Les prochaines étapes

En 2006 le FSM sera décentralisé et éclaté en plusieurs éditions qui devront toutes avoir lieu au même moment en janvier en même temps que le Forum de Davos. Pour le moment, trois pays ou villes sont candidats pour 2006 et il devrait donc y avoir au moins trois lieux pour le FSM. Tout d’abord le Maroc (probablement à Marrakech), le reste de l’Afrique a donné son accord. En second lieu les Vénézuéliens appuyés par leur président Hugo Chavez ont annoncé de façon un peu unilatérale qu’un forum aurait lieu à Caracas. Confirmation probable en avril lors du Conseil international. Enfin la Corée du Sud annonce un forum à Séoul, à confirmer également.

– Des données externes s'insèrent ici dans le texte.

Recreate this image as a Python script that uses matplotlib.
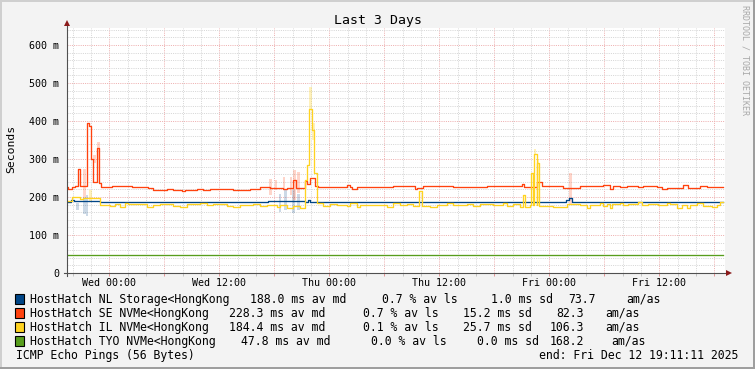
import matplotlib
matplotlib.use("Agg")
import matplotlib.pyplot as plt
from matplotlib.patches import Rectangle
import numpy as np

# ---------------- data (time in hours relative to Wed 00:00) ----------------
T_START = -4.61
T_END = 66.95

names = ["HostHatch NL Storage<HongKong", "HostHatch SE NVMe<HongKong",
         "HostHatch IL NVMe<HongKong", "HostHatch TYO NVMe<HongKong"]
colors = ["#004586", "#ff420e", "#ffd320", "#579d1c"]
med_txt = ["188.0 ms av md", "228.3 ms av md", "184.4 ms av md", "47.8 ms av md"]
loss_txt = ["0.7 % av ls", "0.7 % av ls", "0.1 % av ls", "0.0 % av ls"]
sd_txt = ["1.0 ms sd", "15.2 ms sd", "25.7 ms sd", "0.0 ms sd"]
amas_txt = ["73.7", "82.3", "106.3", "168.2"]

xtick_hours = [0, 6, 12, 18, 24, 30, 36, 42, 48, 54, 60, 66]
xtick_labels = ["Wed 00:00", "", "Wed 12:00", "", "Thu 00:00", "", "Thu 12:00", "",
                "Fri 00:00", "", "Fri 12:00", ""]
ytick_vals = [0, 100, 200, 300, 400, 500, 600]
ytick_labels = ["0", "100 m", "200 m", "300 m", "400 m", "500 m", "600 m"]

# NL (blue)
nl_t = [-4.61, -4.20, -3.80, -1.00, 17.30, 21.40, 21.65, 21.90, 49.82, 50.18, 50.44]
nl_v = [188, 191, 189, 187, 190, 188, 193, 188, 192, 196.5, 188]

# SE (red)
se_t = [-4.61, -4.46, -4.10, -3.74, -3.38, -3.20, -2.40, -2.18, -2.03, -1.81,
        -1.37, -1.09, -0.94, 0.26, 2.44, 4.22, 4.77, 6.29, 6.95, 7.93,
        8.26, 9.57, 10.22, 10.99, 12.08, 13.50, 15.35, 16.43, 17.53, 18.26,
        18.98, 19.35, 20.00, 20.33, 21.35, 21.60, 21.89, 22.44, 22.80, 25.90,
        26.26, 26.44, 26.99, 29.53, 30.98, 33.35, 33.60, 34.25, 37.53, 41.17,
        44.99, 45.24, 46.62, 47.17, 49.53, 51.35, 53.89, 54.62, 54.98, 55.71,
        56.44, 57.71, 58.25, 59.71, 60.26, 60.81, 62.62, 63.16, 64.44, 65.17]
se_v = [227, 222, 227, 229, 274, 229, 394, 388, 299, 240,
        328, 238, 226, 229, 227, 223, 218, 221, 218, 215,
        218, 221, 218, 222, 221, 218, 220, 227, 223, 225,
        220, 223, 245, 223, 242, 234, 250, 230, 227, 231,
        227, 220, 227, 226, 229, 220, 225, 230, 227, 229,
        233, 227, 240, 229, 224, 229, 231, 222, 229, 227,
        229, 226, 229, 226, 222, 224, 231, 225, 230, 227]

# IL (yellow)
il_t = [-4.61, -4.10, -3.20, -2.83, -1.01, 0.08, 0.62, 1.17, 1.71, 2.08,
        4.08, 4.80, 5.53, 6.98, 7.71, 8.44, 9.89, 10.62, 11.35, 12.80,
        13.53, 14.26, 15.71, 16.44, 17.17, 18.25, 18.62, 19.35, 20.08, 20.80,
        21.35, 21.53, 21.82, 22.11, 22.36, 22.66, 23.35, 24.08, 24.81, 25.90,
        26.26, 26.99, 27.35, 29.53, 30.26, 30.98, 31.71, 32.44, 33.17, 33.82,
        34.11, 34.98, 35.71, 36.80, 37.53, 38.98, 39.71, 40.44, 41.89, 42.98,
        43.35, 44.08, 44.80, 45.10, 45.31, 45.89, 46.00, 46.26, 46.33, 46.62,
        46.66, 46.91, 48.44, 49.89, 51.35, 52.07, 52.44, 53.53, 53.89, 54.25,
        54.62, 54.80, 55.71, 56.07, 56.62, 57.71, 58.07, 58.80, 59.89, 60.80,
        61.16, 61.89, 62.44, 62.98, 63.35, 64.07, 64.80, 65.71, 66.25, 66.62]
il_v = [190, 199, 194, 196.5, 179, 176, 181, 175, 184, 181,
        175, 179, 182, 176, 175, 181, 184, 179, 181, 176,
        175, 179, 182, 176, 179, 175, 179, 171, 176, 170,
        245, 284, 433, 376, 262, 183, 176, 181, 179, 176,
        185, 174, 179, 179, 175, 183, 179, 181.6, 177, 217,
        177, 175, 179, 183, 179, 181.6, 177, 180.5, 179, 185,
        177, 181.6, 175, 205, 175, 179, 262, 179, 313, 179,
        289, 177, 175, 180.5, 179, 172, 179, 185, 176, 181.6,
        172, 181.6, 185, 179, 181.6, 187, 179, 181.6, 179, 185,
        181.6, 172, 179, 170, 179, 183, 177, 175, 179, 188]

# TYO (green)
tyo_t = [-4.61, 66.95]
tyo_v = [47.8, 47.8]

# smoke (ping spread) bars: centre time, low, high
nl_smoke_t = [-3.47, -2.72, -2.42, 18.62, 19.25, 20.08, 20.62]
nl_smoke_lo = [166, 156, 150, 161, 166, 157, 166]
nl_smoke_hi = [183, 201, 205, 209, 218, 218, 209]

se_smoke_t = [-2.70, -1.60, -1.15, 17.58, 18.20, 19.05, 19.83, 20.22, 20.67, 50.30]
se_smoke_lo = [200, 290, 300, 205, 218, 218, 205, 192, 210, 182]
se_smoke_hi = [275, 310, 345, 247, 245, 253, 253, 271, 267, 262]

il_smoke_t = [-2.05, 21.95, 22.24, 46.45, 46.78]
il_smoke_lo = [188, 433, 350, 313, 289]
il_smoke_hi = [218, 490, 394, 326, 301]

# ---------------- drawing ----------------
plt.rcParams['font.family'] = ['DejaVu Sans Mono', 'DejaVu Sans']
W, H = 755, 369


def fx(px):
    return px / W


def fy(py):
    return 1 - py / H


fig = plt.figure(figsize=(W / 100, H / 100), dpi=100)
fig.patch.set_facecolor('#f3f3f3')

# 3D-ish frame
fig.add_artist(Rectangle((0, fy(2)), 1, 2 / H, transform=fig.transFigure, color='#cfcfcf', lw=0))
fig.add_artist(Rectangle((0, 0), 2 / W, 1, transform=fig.transFigure, color='#cfcfcf', lw=0))
fig.add_artist(Rectangle((0, 0), 1, 2 / H, transform=fig.transFigure, color='#9e9e9e', lw=0))
fig.add_artist(Rectangle((fx(753), 0), 2 / W, 1, transform=fig.transFigure, color='#9e9e9e', lw=0))

ax = fig.add_axes([fx(67), fy(273), 658 / W, 245 / H])
ax.set_facecolor('white')
ax.set_xlim(-4.61, 67.17)
ax.set_ylim(0, 645)
for s in ax.spines.values():
    s.set_visible(False)

ax.set_xticks(xtick_hours)
ax.set_xticklabels(xtick_labels)
ax.set_xticks(np.arange(-4, 67, 2), minor=True)
ax.set_yticks(ytick_vals)
ax.set_yticklabels(ytick_labels)
ax.set_yticks(np.arange(20, 645, 20), minor=True)

ax.grid(which='minor', color='#d6d6d6', linestyle=(0, (1, 1.2)), linewidth=0.72)
ax.grid(which='major', color='#eeb0b0', linestyle=(0, (1, 1.2)), linewidth=0.72)
ax.set_axisbelow(True)

ax.tick_params(axis='x', which='major', length=2.5, width=0.72, color='#e49a9a',
               labelsize=7.2, pad=1.0, direction='out')
ax.tick_params(axis='x', which='minor', length=1.8, width=0.72, color='#c4c4c4', direction='out')
ax.tick_params(axis='y', which='both', length=0, labelsize=7.2, pad=5.5)

# smoke
bw = 0.3
ax.bar(nl_smoke_t, np.array(nl_smoke_hi) - np.array(nl_smoke_lo), bottom=nl_smoke_lo,
       width=bw, color=colors[0], alpha=0.2, linewidth=0, zorder=2)
ax.bar(se_smoke_t, np.array(se_smoke_hi) - np.array(se_smoke_lo), bottom=se_smoke_lo,
       width=bw, color=colors[1], alpha=0.22, linewidth=0, zorder=2)
ax.bar(il_smoke_t, np.array(il_smoke_hi) - np.array(il_smoke_lo), bottom=il_smoke_lo,
       width=bw, color=colors[2], alpha=0.3, linewidth=0, zorder=2)


def stepline(t, v, c):
    tt = list(t) + [T_END]
    vv = list(v) + [v[-1]]
    ax.step(tt, vv, where='post', color=c, lw=0.95, zorder=3)


stepline(nl_t, nl_v, colors[0])
stepline(se_t, se_v, colors[1])
stepline(il_t, il_v, colors[2])
stepline(tyo_t, tyo_v, colors[3])

# axes lines with arrows
ax.plot([-0.005, 1.004], [0, 0], transform=ax.transAxes, color='#505050', lw=0.8, clip_on=False, zorder=5)
ax.plot([0, 0], [-0.012, 1.012], transform=ax.transAxes, color='#505050', lw=0.8, clip_on=False, zorder=5)
ax.plot([1.006], [0], marker='>', ms=4.5, color='#8b1a1a', mew=0, transform=ax.transAxes, clip_on=False, zorder=6)
ax.plot([0], [1.019], marker='^', ms=4.5, color='#8b1a1a', mew=0, transform=ax.transAxes, clip_on=False, zorder=6)

# texts
fig.text(fx(377.5), fy(24), 'Last 3 Days', ha='center', va='baseline', fontsize=9.5)
fig.text(fx(11), fy(149), 'Seconds', rotation=90, ha='center', va='center', fontsize=8.2)
fig.text(fx(745), fy(5), 'RRDTOOL / TOBI OETIKER', rotation=270, ha='center', va='top',
         fontsize=6, color='#a8a8a8')

# legend
row_base = [302.7, 316.7, 330.7, 344.7]
col_x = [
    [30, 249.7, 381.7, 491.0, 568.0, 626.0],
    [30, 228.7, 362.7, 462.7, 556.0, 605.7],
    [30, 228.7, 362.7, 462.7, 549.3, 605.7],
    [30, 240.7, 371.0, 477.0, 549.3, 611.7],
]
LFS = 8.3
for i in range(4):
    yb = row_base[i]
    fig.add_artist(Rectangle((fx(15), fy(yb + 0.8)), 9 / W, 9.5 / H, transform=fig.transFigure,
                             facecolor=colors[i], edgecolor='black', lw=0.8))
    pieces = [names[i], med_txt[i], loss_txt[i], sd_txt[i], amas_txt[i], "am/as"]
    for px, txt in zip(col_x[i], pieces):
        fig.text(fx(px), fy(yb), txt, ha='left', va='baseline', fontsize=LFS)

fig.text(fx(16), fy(358.7), 'ICMP Echo Pings (56 Bytes)', ha='left', va='baseline', fontsize=LFS)
fig.text(fx(738.5), fy(358.7), 'end: Fri Dec 12 19:11:11 2025', ha='right', va='baseline', fontsize=LFS)

fig.savefig('out.png', dpi=100, facecolor=fig.get_facecolor())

Pour ce qui est de l’Europe, on sait que le prochain FSE aura lieu pour sa part au printemps 2006 à Athènes (probablement en fin mars ou avril). La proximité de date avec le Maroc peut poser problème, raison de plus pour différencier les thèmes globaux d’un FSM et ceux plus spécifiquement européens d’un FSE.

En 2007, par contre, il y aura un FSM centralisé en un seul endroit. La décision a d’ores et déjà été prise de l’organiser en Afrique subsaharienne mais le pays et la ville n’ont pas encore été décidés. En lice pour le moment Nairobi au Kenya et Bamako au Mali. Ces deux pays tiennent la corde car ils sont caractérisés par des sociétés civiles relativement actives et réellement indépendantes des États.

Quoi qu’il en soit, ces nouveaux déplacements géographiques représentent à la fois un atout majeur pour le développement du mouvement et un risque de ne pas pouvoir se situer au même niveau. Le risque a toutefois été pris en estimant que la dynamique relancée à Porto Alegre permettait d’affronter un tel pari. Il est certain que cette dynamique ne suffit pas à annuler à elle seule l’ensemble des difficultés structurelles que nous avons énumérées, elle permet de travailler à leur dépassement et c’est déjà beaucoup.